<<<<

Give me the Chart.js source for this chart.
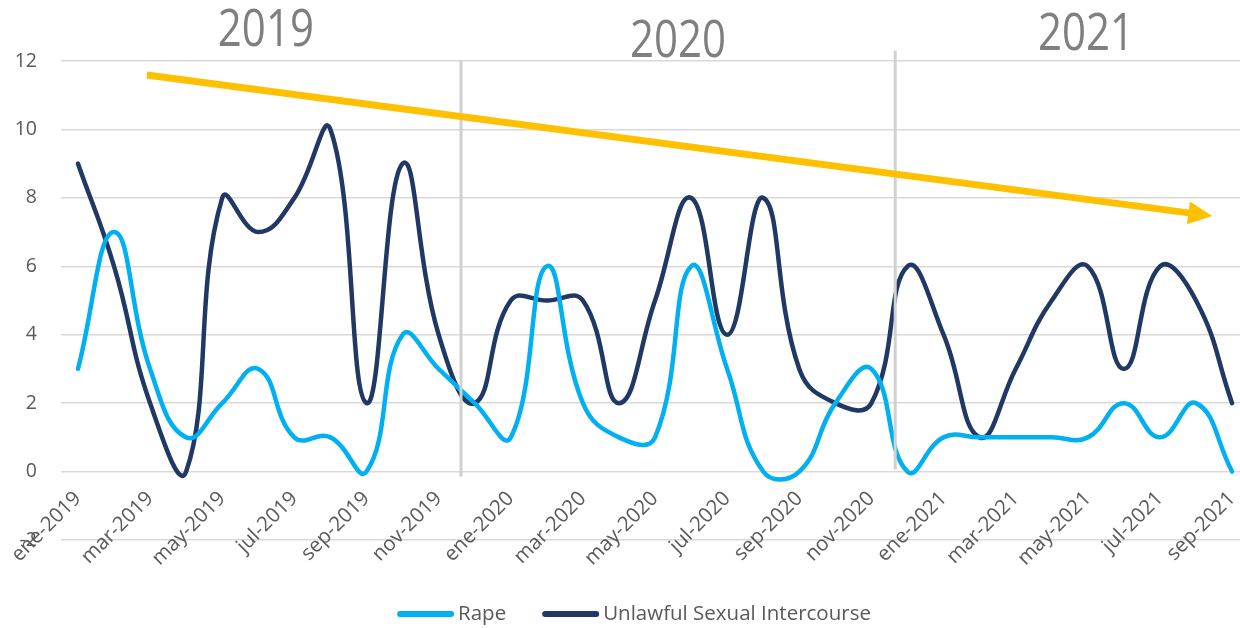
<!DOCTYPE html>
<html><head><meta charset="utf-8">
<script src="https://cdn.jsdelivr.net/npm/chart.js@4.4.1/dist/chart.umd.min.js"></script>
<style>html,body{margin:0;padding:0;background:#fff;overflow:hidden}</style>
</head><body>
<canvas id="c" width="1240" height="628"></canvas>
<script>
// ---- data ----
const months = ['ene-2019','feb-2019','mar-2019','abr-2019','may-2019','jun-2019','jul-2019','ago-2019','sep-2019','oct-2019','nov-2019','dic-2019',
  'ene-2020','feb-2020','mar-2020','abr-2020','may-2020','jun-2020','jul-2020','ago-2020','sep-2020','oct-2020','nov-2020','dic-2020',
  'ene-2021','feb-2021','mar-2021','abr-2021','may-2021','jun-2021','jul-2021','ago-2021','sep-2021'];
const rape = [3,7,3,1,2,3,1,1,0,4,3,2, 1,6,2,1,1,6,3,0,0,2,3,0, 1,1,1,1,1,2,1,2,0];
const usi  = [9,6,2,0,8,7,8,10,2,9,4,2, 5,5,5,2,5,8,4,8,3,2,2,6, 4,1,3,5,6,3,6,5,2];
const seriesNames = ['Rape','Unlawful Sexual Intercourse'];
const xTickIdx = [0,2,4,6,8,10,12,14,16,18,20,22,24,26,28,30,32];
const yearLabels = ['2019','2020','2021'];

// ---- decoration (data units) ----
const yearPos = [{x:5.21,y:12.88},{x:16.64,y:12.54},{x:27.95,y:12.76}];
const separators = [{x:10.62,y0:12.03,y1:-0.15},{x:22.66,y0:12.3,y1:0.06}];
const arrow = {x0:1.91,y0:11.59,x1:31.45,y1:7.47};

const toXY = arr => arr.map((v,i)=>({x:i,y:v}));
const TXT = '#595959';
const FONT = '"Open Sans", "Noto Sans", sans-serif';

const deco = {
  id:'deco',
  afterDatasetsDraw(chart){
    const {ctx, scales:{x,y}} = chart;
    ctx.save();
    // separators
    ctx.strokeStyle = '#d0d0d0'; ctx.lineWidth = 3;
    separators.forEach(s=>{
      const px = x.getPixelForValue(s.x);
      ctx.beginPath(); ctx.moveTo(px, y.getPixelForValue(s.y0)); ctx.lineTo(px, y.getPixelForValue(s.y1)); ctx.stroke();
    });
    // arrow
    const ax0 = x.getPixelForValue(arrow.x0), ay0 = y.getPixelForValue(arrow.y0);
    const ax1 = x.getPixelForValue(arrow.x1), ay1 = y.getPixelForValue(arrow.y1);
    const ang = Math.atan2(ay1-ay0, ax1-ax0);
    const hl = 24, hw = 11.5;
    const bx = ax1 - hl*Math.cos(ang), by = ay1 - hl*Math.sin(ang);
    ctx.strokeStyle = '#FFC000'; ctx.fillStyle = '#FFC000'; ctx.lineWidth = 7; ctx.lineCap = 'butt';
    ctx.beginPath(); ctx.moveTo(ax0, ay0); ctx.lineTo(bx+2*Math.cos(ang), by+2*Math.sin(ang)); ctx.stroke();
    ctx.beginPath();
    ctx.moveTo(ax1, ay1);
    ctx.lineTo(bx - hw*Math.sin(ang), by + hw*Math.cos(ang));
    ctx.lineTo(bx + hw*Math.sin(ang), by - hw*Math.cos(ang));
    ctx.closePath(); ctx.fill();
    // year labels (vertically stretched like the reference text boxes)
    ctx.fillStyle = '#7f7f7f'; ctx.font = '42px ' + FONT; ctx.textAlign = 'center'; ctx.textBaseline = 'middle';
    yearLabels.forEach((t,i)=>{
      ctx.save();
      ctx.translate(x.getPixelForValue(yearPos[i].x), y.getPixelForValue(yearPos[i].y));
      ctx.scale(1, 1.23);
      ctx.fillText(t, 0, 0);
      ctx.restore();
    });
    ctx.restore();
  },
  afterDraw(chart){
    const ctx = chart.ctx;
    ctx.save();
    ctx.font = '20.5px ' + FONT;
    const items = chart.data.datasets.map(ds=>({label:ds.label,color:ds.borderColor,w:ctx.measureText(ds.label).width}));
    const lineW = 57, gapText = 4, gapItem = 36;
    let total = 0; items.forEach(it=> total += lineW + gapText + it.w); total += gapItem*(items.length-1);
    let xx = 634 - total/2; const yy = 614;
    items.forEach(it=>{
      ctx.strokeStyle = it.color; ctx.lineWidth = 6; ctx.lineCap = 'round';
      ctx.beginPath(); ctx.moveTo(xx+3, yy); ctx.lineTo(xx+lineW-3, yy); ctx.stroke();
      ctx.fillStyle = TXT; ctx.textAlign = 'left'; ctx.textBaseline = 'middle';
      ctx.fillText(it.label, xx+lineW+gapText, yy);
      xx += lineW + gapText + it.w + gapItem;
    });
    ctx.restore();
  }
};

new Chart(document.getElementById('c'), {
  type:'line',
  data:{datasets:[
    {label:seriesNames[0], data:toXY(rape), borderColor:'#00B0F0', borderWidth:4.5, pointRadius:0, tension:0.45, borderCapStyle:'round', borderJoinStyle:'round'},
    {label:seriesNames[1], data:toXY(usi), borderColor:'#203864', borderWidth:4.5, pointRadius:0, tension:0.45, borderCapStyle:'round', borderJoinStyle:'round'}
  ]},
  options:{
    responsive:false, animation:false,
    layout:{padding:{left:0,top:61,right:0,bottom:88}},
    plugins:{legend:{display:false}, tooltip:{enabled:false}},
    scales:{
      x:{type:'linear', position:{y:0}, min:-0.471, max:32.22,
        afterBuildTicks:s=>{ s.ticks = xTickIdx.map(v=>({value:v})); },
        afterFit:s=>{ s.paddingLeft = 0; s.paddingRight = 0; s.paddingTop = 0; s.paddingBottom = 0; },
        grid:{display:false, drawTicks:false}, border:{display:false},
        ticks:{autoSkip:false, minRotation:45, maxRotation:45, padding:15, color:TXT, font:{family:FONT,size:20.5},
          callback:(v)=>months[v]}
      },
      y:{min:-2, max:12, afterFit:s=>{ s.width = 61; s.paddingTop = 0; s.paddingBottom = 0; },
        grid:{color:'#d9d9d9', lineWidth:1.5, drawTicks:false}, border:{display:false},
        ticks:{stepSize:2, padding:24, color:TXT, font:{family:FONT,size:19.5}}
      }
    }
  },
  plugins:[deco]
});
</script>
</body></html>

>>>>

Leave the images out, please, and restate each line word for word.

Give me the Chart.js source for this chart.
<!DOCTYPE html>
<html><head><meta charset="utf-8">
<script src="https://cdn.jsdelivr.net/npm/chart.js@4.4.1/dist/chart.umd.min.js"></script>
<style>html,body{margin:0;padding:0;background:#fff;overflow:hidden}</style>
</head><body>
<canvas id="c" width="1240" height="628"></canvas>
<script>
// ---- data ----
const months = ['ene-2019','feb-2019','mar-2019','abr-2019','may-2019','jun-2019','jul-2019','ago-2019','sep-2019','oct-2019','nov-2019','dic-2019',
  'ene-2020','feb-2020','mar-2020','abr-2020','may-2020','jun-2020','jul-2020','ago-2020','sep-2020','oct-2020','nov-2020','dic-2020',
  'ene-2021','feb-2021','mar-2021','abr-2021','may-2021','jun-2021','jul-2021','ago-2021','sep-2021'];
const rape = [3,7,3,1,2,3,1,1,0,4,3,2, 1,6,2,1,1,6,3,0,0,2,3,0, 1,1,1,1,1,2,1,2,0];
const usi  = [9,6,2,0,8,7,8,10,2,9,4,2, 5,5,5,2,5,8,4,8,3,2,2,6, 4,1,3,5,6,3,6,5,2];
const seriesNames = ['Rape','Unlawful Sexual Intercourse'];
const xTickIdx = [0,2,4,6,8,10,12,14,16,18,20,22,24,26,28,30,32];
const yearLabels = ['2019','2020','2021'];

// ---- decoration (data units) ----
const yearPos = [{x:5.21,y:12.88},{x:16.64,y:12.54},{x:27.95,y:12.76}];
const separators = [{x:10.62,y0:12.03,y1:-0.15},{x:22.66,y0:12.3,y1:0.06}];
const arrow = {x0:1.91,y0:11.59,x1:31.45,y1:7.47};

const toXY = arr => arr.map((v,i)=>({x:i,y:v}));
const TXT = '#595959';
const FONT = '"Open Sans", "Noto Sans", sans-serif';

const deco = {
  id:'deco',
  afterDatasetsDraw(chart){
    const {ctx, scales:{x,y}} = chart;
    ctx.save();
    // separators
    ctx.strokeStyle = '#d0d0d0'; ctx.lineWidth = 3;
    separators.forEach(s=>{
      const px = x.getPixelForValue(s.x);
      ctx.beginPath(); ctx.moveTo(px, y.getPixelForValue(s.y0)); ctx.lineTo(px, y.getPixelForValue(s.y1)); ctx.stroke();
    });
    // arrow
    const ax0 = x.getPixelForValue(arrow.x0), ay0 = y.getPixelForValue(arrow.y0);
    const ax1 = x.getPixelForValue(arrow.x1), ay1 = y.getPixelForValue(arrow.y1);
    const ang = Math.atan2(ay1-ay0, ax1-ax0);
    const hl = 24, hw = 11.5;
    const bx = ax1 - hl*Math.cos(ang), by = ay1 - hl*Math.sin(ang);
    ctx.strokeStyle = '#FFC000'; ctx.fillStyle = '#FFC000'; ctx.lineWidth = 7; ctx.lineCap = 'butt';
    ctx.beginPath(); ctx.moveTo(ax0, ay0); ctx.lineTo(bx+2*Math.cos(ang), by+2*Math.sin(ang)); ctx.stroke();
    ctx.beginPath();
    ctx.moveTo(ax1, ay1);
    ctx.lineTo(bx - hw*Math.sin(ang), by + hw*Math.cos(ang));
    ctx.lineTo(bx + hw*Math.sin(ang), by - hw*Math.cos(ang));
    ctx.closePath(); ctx.fill();
    // year labels (vertically stretched like the reference text boxes)
    ctx.fillStyle = '#7f7f7f'; ctx.font = '42px ' + FONT; ctx.textAlign = 'center'; ctx.textBaseline = 'middle';
    yearLabels.forEach((t,i)=>{
      ctx.save();
      ctx.translate(x.getPixelForValue(yearPos[i].x), y.getPixelForValue(yearPos[i].y));
      ctx.scale(1, 1.23);
      ctx.fillText(t, 0, 0);
      ctx.restore();
    });
    ctx.restore();
  },
  afterDraw(chart){
    const ctx = chart.ctx;
    ctx.save();
    ctx.font = '20.5px ' + FONT;
    const items = chart.data.datasets.map(ds=>({label:ds.label,color:ds.borderColor,w:ctx.measureText(ds.label).width}));
    const lineW = 57, gapText = 4, gapItem = 36;
    let total = 0; items.forEach(it=> total += lineW + gapText + it.w); total += gapItem*(items.length-1);
    let xx = 634 - total/2; const yy = 614;
    items.forEach(it=>{
      ctx.strokeStyle = it.color; ctx.lineWidth = 6; ctx.lineCap = 'round';
      ctx.beginPath(); ctx.moveTo(xx+3, yy); ctx.lineTo(xx+lineW-3, yy); ctx.stroke();
      ctx.fillStyle = TXT; ctx.textAlign = 'left'; ctx.textBaseline = 'middle';
      ctx.fillText(it.label, xx+lineW+gapText, yy);
      xx += lineW + gapText + it.w + gapItem;
    });
    ctx.restore();
  }
};

new Chart(document.getElementById('c'), {
  type:'line',
  data:{datasets:[
    {label:seriesNames[0], data:toXY(rape), borderColor:'#00B0F0', borderWidth:4.5, pointRadius:0, tension:0.45, borderCapStyle:'round', borderJoinStyle:'round'},
    {label:seriesNames[1], data:toXY(usi), borderColor:'#203864', borderWidth:4.5, pointRadius:0, tension:0.45, borderCapStyle:'round', borderJoinStyle:'round'}
  ]},
  options:{
    responsive:false, animation:false,
    layout:{padding:{left:0,top:61,right:0,bottom:88}},
    plugins:{legend:{display:false}, tooltip:{enabled:false}},
    scales:{
      x:{type:'linear', position:{y:0}, min:-0.471, max:32.22,
        afterBuildTicks:s=>{ s.ticks = xTickIdx.map(v=>({value:v})); },
        afterFit:s=>{ s.paddingLeft = 0; s.paddingRight = 0; s.paddingTop = 0; s.paddingBottom = 0; },
        grid:{display:false, drawTicks:false}, border:{display:false},
        ticks:{autoSkip:false, minRotation:45, maxRotation:45, padding:15, color:TXT, font:{family:FONT,size:20.5},
          callback:(v)=>months[v]}
      },
      y:{min:-2, max:12, afterFit:s=>{ s.width = 61; s.paddingTop = 0; s.paddingBottom = 0; },
        grid:{color:'#d9d9d9', lineWidth:1.5, drawTicks:false}, border:{display:false},
        ticks:{stepSize:2, padding:24, color:TXT, font:{family:FONT,size:19.5}}
      }
    }
  },
  plugins:[deco]
});
</script>
</body></html>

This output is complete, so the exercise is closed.